I’ve since seen the island in foul and fine weather, in fog (you could be in Nova Scotia) and in bluebird Indian summer (you are nowhere but New York). Riding or walking along the promenade, you notice the wind and the tide, and the smell of salt and exhaust. Waves splash up against the seawall, the current rips by, and the water looks swimmable. (It isn’t, really.) The ships are close, creating bizarre telescopic vistas: a gargantuan cruise ship docked across Buttermilk Channel, or the Staten Island Ferry passing by. WaveRunners, police boats, fireboats, rod-studded outboards, garbage barges, tugs, container ships, sailboats, water taxis, yachts: the bustle offers the eternal five-year-old a live-action immersion in a Richard Scarry book.

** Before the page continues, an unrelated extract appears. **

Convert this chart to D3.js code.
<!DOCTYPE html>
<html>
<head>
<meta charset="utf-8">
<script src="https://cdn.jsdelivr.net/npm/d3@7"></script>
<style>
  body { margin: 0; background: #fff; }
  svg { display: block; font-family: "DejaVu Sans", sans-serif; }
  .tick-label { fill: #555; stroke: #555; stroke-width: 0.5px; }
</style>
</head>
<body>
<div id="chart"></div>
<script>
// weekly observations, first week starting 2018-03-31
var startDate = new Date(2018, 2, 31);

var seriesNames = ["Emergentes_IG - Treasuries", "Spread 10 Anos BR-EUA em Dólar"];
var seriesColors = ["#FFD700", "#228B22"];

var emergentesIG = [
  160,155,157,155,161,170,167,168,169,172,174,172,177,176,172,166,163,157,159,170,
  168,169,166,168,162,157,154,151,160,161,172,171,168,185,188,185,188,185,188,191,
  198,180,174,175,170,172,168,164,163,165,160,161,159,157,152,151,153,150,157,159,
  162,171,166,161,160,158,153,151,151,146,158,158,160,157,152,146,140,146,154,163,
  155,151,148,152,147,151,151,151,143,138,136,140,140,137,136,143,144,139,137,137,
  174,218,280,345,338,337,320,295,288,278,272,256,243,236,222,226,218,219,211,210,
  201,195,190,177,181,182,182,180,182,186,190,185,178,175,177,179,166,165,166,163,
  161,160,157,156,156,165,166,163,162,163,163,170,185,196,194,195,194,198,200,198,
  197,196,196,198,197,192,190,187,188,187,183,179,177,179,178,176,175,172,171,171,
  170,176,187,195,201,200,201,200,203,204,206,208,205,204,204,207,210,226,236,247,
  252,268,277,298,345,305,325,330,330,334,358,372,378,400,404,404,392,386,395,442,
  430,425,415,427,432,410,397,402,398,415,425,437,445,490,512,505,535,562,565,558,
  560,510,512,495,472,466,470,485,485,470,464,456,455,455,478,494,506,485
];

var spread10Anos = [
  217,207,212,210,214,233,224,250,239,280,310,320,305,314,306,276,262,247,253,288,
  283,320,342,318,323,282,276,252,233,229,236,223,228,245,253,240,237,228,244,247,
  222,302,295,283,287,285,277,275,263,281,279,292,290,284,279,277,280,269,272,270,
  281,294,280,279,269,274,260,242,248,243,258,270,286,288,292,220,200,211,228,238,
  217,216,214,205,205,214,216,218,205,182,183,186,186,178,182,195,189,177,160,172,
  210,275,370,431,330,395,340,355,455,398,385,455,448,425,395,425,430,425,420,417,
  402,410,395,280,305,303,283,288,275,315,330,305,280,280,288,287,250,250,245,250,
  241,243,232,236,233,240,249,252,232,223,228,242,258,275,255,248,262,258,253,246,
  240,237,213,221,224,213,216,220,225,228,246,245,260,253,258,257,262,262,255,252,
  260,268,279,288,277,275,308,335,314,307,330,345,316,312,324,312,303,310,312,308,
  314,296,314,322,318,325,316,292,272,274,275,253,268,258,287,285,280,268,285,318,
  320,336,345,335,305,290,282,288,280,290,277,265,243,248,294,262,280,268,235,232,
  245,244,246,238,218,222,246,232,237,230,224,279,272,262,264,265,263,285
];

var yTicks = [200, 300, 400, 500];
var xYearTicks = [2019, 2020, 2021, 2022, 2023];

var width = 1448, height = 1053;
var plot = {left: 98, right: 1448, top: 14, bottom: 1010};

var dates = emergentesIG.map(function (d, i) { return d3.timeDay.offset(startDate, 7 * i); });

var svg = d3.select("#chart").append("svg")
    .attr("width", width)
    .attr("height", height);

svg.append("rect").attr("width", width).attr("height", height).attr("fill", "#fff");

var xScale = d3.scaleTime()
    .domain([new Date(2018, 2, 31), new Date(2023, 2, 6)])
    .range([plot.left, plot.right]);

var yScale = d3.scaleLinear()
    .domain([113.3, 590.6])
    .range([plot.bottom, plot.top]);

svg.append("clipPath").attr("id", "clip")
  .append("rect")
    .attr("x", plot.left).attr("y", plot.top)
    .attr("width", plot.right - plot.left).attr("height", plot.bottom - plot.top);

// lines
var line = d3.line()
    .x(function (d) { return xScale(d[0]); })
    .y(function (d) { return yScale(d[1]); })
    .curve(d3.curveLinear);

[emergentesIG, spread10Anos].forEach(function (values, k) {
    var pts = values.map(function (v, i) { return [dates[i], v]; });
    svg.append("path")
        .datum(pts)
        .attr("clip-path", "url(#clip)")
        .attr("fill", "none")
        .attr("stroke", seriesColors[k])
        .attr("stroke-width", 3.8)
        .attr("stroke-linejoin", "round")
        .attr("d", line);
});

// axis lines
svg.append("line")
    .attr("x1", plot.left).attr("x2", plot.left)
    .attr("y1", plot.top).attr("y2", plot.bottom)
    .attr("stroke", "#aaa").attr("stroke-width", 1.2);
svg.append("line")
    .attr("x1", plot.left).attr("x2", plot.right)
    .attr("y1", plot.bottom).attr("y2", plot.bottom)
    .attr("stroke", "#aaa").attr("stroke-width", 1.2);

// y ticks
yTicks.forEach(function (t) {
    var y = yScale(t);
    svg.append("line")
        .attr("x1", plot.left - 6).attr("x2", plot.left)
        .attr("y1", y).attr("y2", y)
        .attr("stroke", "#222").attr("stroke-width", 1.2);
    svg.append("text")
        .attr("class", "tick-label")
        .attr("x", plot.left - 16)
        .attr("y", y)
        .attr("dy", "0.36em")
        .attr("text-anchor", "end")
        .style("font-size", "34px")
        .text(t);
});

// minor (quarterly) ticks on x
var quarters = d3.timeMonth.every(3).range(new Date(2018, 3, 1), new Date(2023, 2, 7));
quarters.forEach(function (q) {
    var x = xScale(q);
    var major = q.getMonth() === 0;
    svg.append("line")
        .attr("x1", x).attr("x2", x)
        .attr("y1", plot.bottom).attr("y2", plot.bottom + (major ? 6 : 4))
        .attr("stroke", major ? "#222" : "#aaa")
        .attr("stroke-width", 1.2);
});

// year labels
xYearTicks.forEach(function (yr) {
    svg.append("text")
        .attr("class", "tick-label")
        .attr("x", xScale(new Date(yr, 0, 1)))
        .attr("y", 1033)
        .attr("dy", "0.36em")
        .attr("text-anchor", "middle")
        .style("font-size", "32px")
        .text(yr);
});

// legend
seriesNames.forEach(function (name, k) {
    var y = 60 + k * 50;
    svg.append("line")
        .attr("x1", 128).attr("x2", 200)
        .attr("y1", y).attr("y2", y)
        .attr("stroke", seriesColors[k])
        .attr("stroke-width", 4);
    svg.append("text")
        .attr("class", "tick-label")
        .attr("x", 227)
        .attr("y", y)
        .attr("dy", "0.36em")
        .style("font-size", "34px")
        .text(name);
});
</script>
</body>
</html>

Koch likes to boast that this is the best place in New York from which to see the Statue of Liberty’s face. The view out the Narrows from the south end of the island, Picnic Point (a name selected in a contest on GIPEC’s blog), is unlike any other: the Verrazano Bridge, the loading cranes, the freighters at mooring. It is the wateriest prospect in town. 

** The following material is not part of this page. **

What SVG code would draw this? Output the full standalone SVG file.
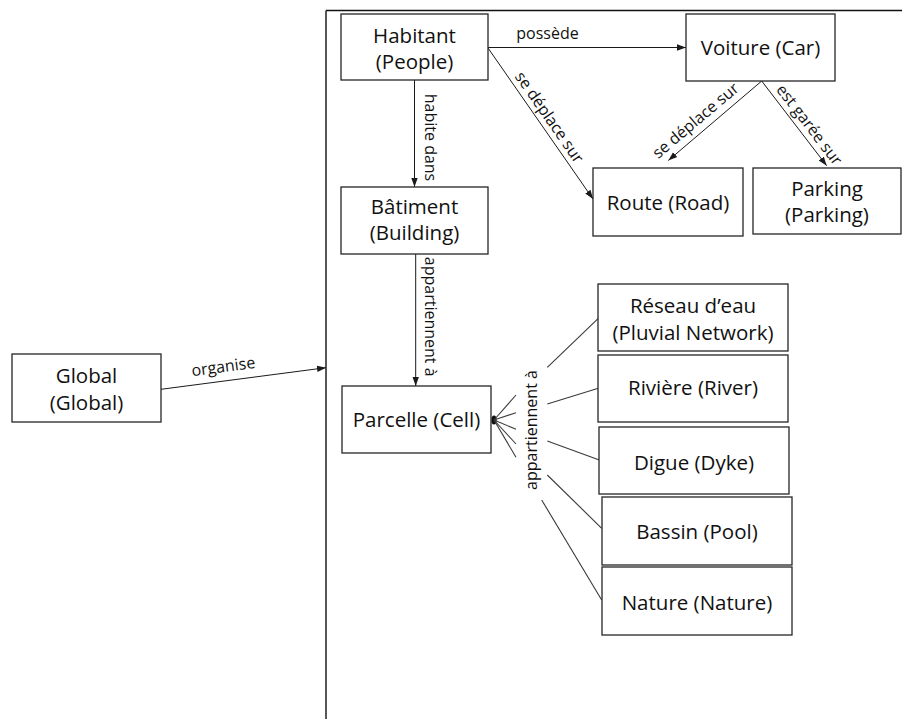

Paumgarten’s mention of the extraordinary view (“unlike any other”) leads to what, for me, is the piece’s most striking passage:

One morning last fall, to give me an idea of the view you’d get from the hills, Koch led me up to the roof of one of the condemned structures—No. 877, the Cunningham Apartment Building, named for Earl Cunningham, a Coast Guard boatswain’s mate who died in 1936 in an attempt to rescue fishermen stuck in the ice during a snowstorm in Charlevoix, Michigan. (The building was also the location for some of the drug-factory-raid scenes in “American Gangster.”) We walked up a dingy, moldy stairwell, twelve flights, and stepped out onto a tar-and-gravel roof. The prospect was virtually San Franciscan: three hundred and sixty degrees of New York Harbor—Hoboken, Bayonne, Fort Wadsworth, the Narrows, Red Hook, the Heights, the East River bridges, downtown Manhattan. The skyline, from this perspective, looked as though it could belong to some other American city: San Antonio’s, or Charlotte’s. It was, in other words, an entirely unfamiliar and thrilling view.

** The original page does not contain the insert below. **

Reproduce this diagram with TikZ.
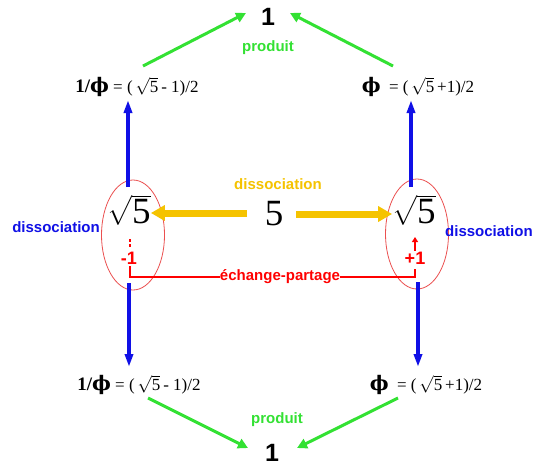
\documentclass[tikz,border=0pt]{standalone}
\usepackage{amsmath}
\usepackage{fontspec}
\setmainfont{Liberation Serif}
\setsansfont{Liberation Sans}
\newfontfamily\phfont{DejaVu Serif}
\usetikzlibrary{arrows.meta,shapes.geometric}
\definecolor{grn}{RGB}{51,225,51}
\definecolor{blu}{RGB}{16,16,230}
\definecolor{yel}{RGB}{245,195,0}
\definecolor{rd}{RGB}{255,0,0}
\definecolor{ellc}{RGB}{235,80,80}
\newcommand{\myphi}{{\phfont\bfseries\fontsize{20}{20}\selectfont ϕ}}
\newcommand{\rtfive}{$\sqrt{\text{5}}$}
\tikzset{
 lbl/.style={font=\sffamily\bfseries\fontsize{15}{15}\selectfont, inner sep=0},
 onebox/.style={font=\sffamily\bfseries\fontsize{25}{25}\selectfont, inner sep=0},
 frm/.style={font=\fontsize{17}{17}\selectfont, inner sep=0},
 bigbox/.style={font=\fontsize{37}{37}\selectfont, inner sep=0},
 garrow/.style={draw=grn, line width=3pt, -{Triangle[length=10pt,width=10pt]}},
 barrow/.style={draw=blu, line width=4pt, -{Triangle[length=13pt,width=8pt]}},
 yarrow/.style={draw=yel, line width=7pt, -{Triangle[length=14pt,width=15pt]}},
 rline/.style={draw=rd, line width=1.8pt},
 ellbox/.style={draw=ellc, line width=0.8pt, ellipse, minimum width=63pt, minimum height=110pt, inner sep=0}
}
\begin{document}
\begin{tikzpicture}[x=1pt,y=-1pt]
\useasboundingbox[fill=white] (0,0) rectangle (551,469);
% top
\node[onebox] (oneT) at (268,17) {1};
\node[lbl, text=grn] (prodT) at (268,48) {produit};
\node[frm] (fTL) at (137,87) {{\bfseries\fontsize{19}{19}\selectfont 1/}\myphi\ = (\,\rtfive\,- 1)/2};
\node[frm] (fTR) at (418,87) {\myphi\ \ = (\,\rtfive\,+1)/2};
\coordinate (gT1) at (143,66);
\coordinate (gT2) at (393,66);
\coordinate (gT1e) at (246,13);
\coordinate (gT2e) at (290,13);
\draw[garrow] (gT1) -- (gT1e);
\draw[garrow] (gT2) -- (gT2e);
% ellipses
\node[ellbox] (eL) at (133,235) {};
\node[ellbox] (eR) at (417,234) {};
\node[bigbox] (sL) at (129,210) {\rtfive};
\node[bigbox] (sR) at (414,210) {\rtfive};
\node[bigbox] (five) at (274,214) {5};
\node[lbl, text=yel] (dissY) at (278,184) {dissociation};
\node[lbl, text=blu, anchor=east] (dissL) at (100,227) {dissociation};
\node[lbl, text=blu, anchor=west] (dissR) at (445,231) {dissociation};
% yellow arrows
\coordinate (yL) at (247,213);
\coordinate (yR) at (296,214);
\draw[yarrow] (yL) -- (sL.east |- yL);
\draw[yarrow] (yR) -- (sR.west |- yR);
% blue arrows
\coordinate (bTL) at (128,187);
\coordinate (bTLe) at (128,100);
\coordinate (bBL) at (129,283);
\coordinate (bBLe) at (129,367);
\coordinate (bTR) at (411,187);
\coordinate (bTRe) at (411,100);
\coordinate (bBR) at (418,282);
\coordinate (bBRe) at (418,367);
\draw[barrow] (bTL) -- (bTLe);
\draw[barrow] (bBL) -- (bBLe);
\draw[barrow] (bTR) -- (bTRe);
\draw[barrow] (bBR) -- (bBRe);
% red
\node[lbl, text=rd, font=\sffamily\bfseries\fontsize{18}{18}\selectfont] (mL) at (129,258) {-1};
\node[lbl, text=rd, font=\sffamily\bfseries\fontsize{18}{18}\selectfont] (pR) at (415,258) {+1};
\node[lbl, text=rd] (ech) at (280,277) {échange-partage};
\coordinate (rL1) at (130,239);
\coordinate (rL2) at (130,247);
\draw[rline, dash pattern=on 3pt off 2pt] (rL1) -- (rL2);
\draw[rline] (mL.south -| rL1) ++(0,2) -- (130,277) -- (ech.west);
\draw[rline] (ech.east) -- (415,277) -- (415,269);
\draw[rline, -{Triangle[length=5pt,width=6pt]}] (pR.north) ++(0,-1) -- (415,237);
% bottom
\node[frm] (fBL) at (139,385) {{\bfseries\fontsize{19}{19}\selectfont 1/}\myphi\ = (\,\rtfive\,- 1)/2};
\node[frm] (fBR) at (426,385) {\myphi\ \ = (\,\rtfive\,+1)/2};
\node[lbl, text=grn] (prodB) at (277,420) {produit};
\node[onebox] (oneB) at (272,453) {1};
\coordinate (gB1) at (148,398);
\coordinate (gB2) at (398,398);
\coordinate (gB1e) at (248,448);
\coordinate (gB2e) at (297,448);
\draw[garrow] (gB1) -- (gB1e);
\draw[garrow] (gB2) -- (gB2e);
\end{tikzpicture}
\end{document}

That image of Paumgarten and Leslie Koch (President of the Governors Island Preservation and Education Corporation) ascending the twelve flights of the condemned building’s “dingy, moldy stairwell” and stepping out onto the “tar-and-gravel roof” with its thrilling three hundred and sixty-degree view of New York Harbor is one of my favorites in all of Paumgarten’s writing. I think what makes it so delightful is its specificity, right down to who the old building was named for (Earl Cunningham), why it was named for him (in recognition of his heroic effort “to rescue fishermen stuck in the ice during a snowstorm in Charlevoix, Michigan”), and the intriguing additional detail tucked in parentheses that the building was also the location for some of the drug-factory-raid scenes in American Gangster

Paumgarten deals in particulars. That’s one of the reasons he’s able to evoke a sense of place so effectively. “Useless Beauty” exemplifies his approach perfectly.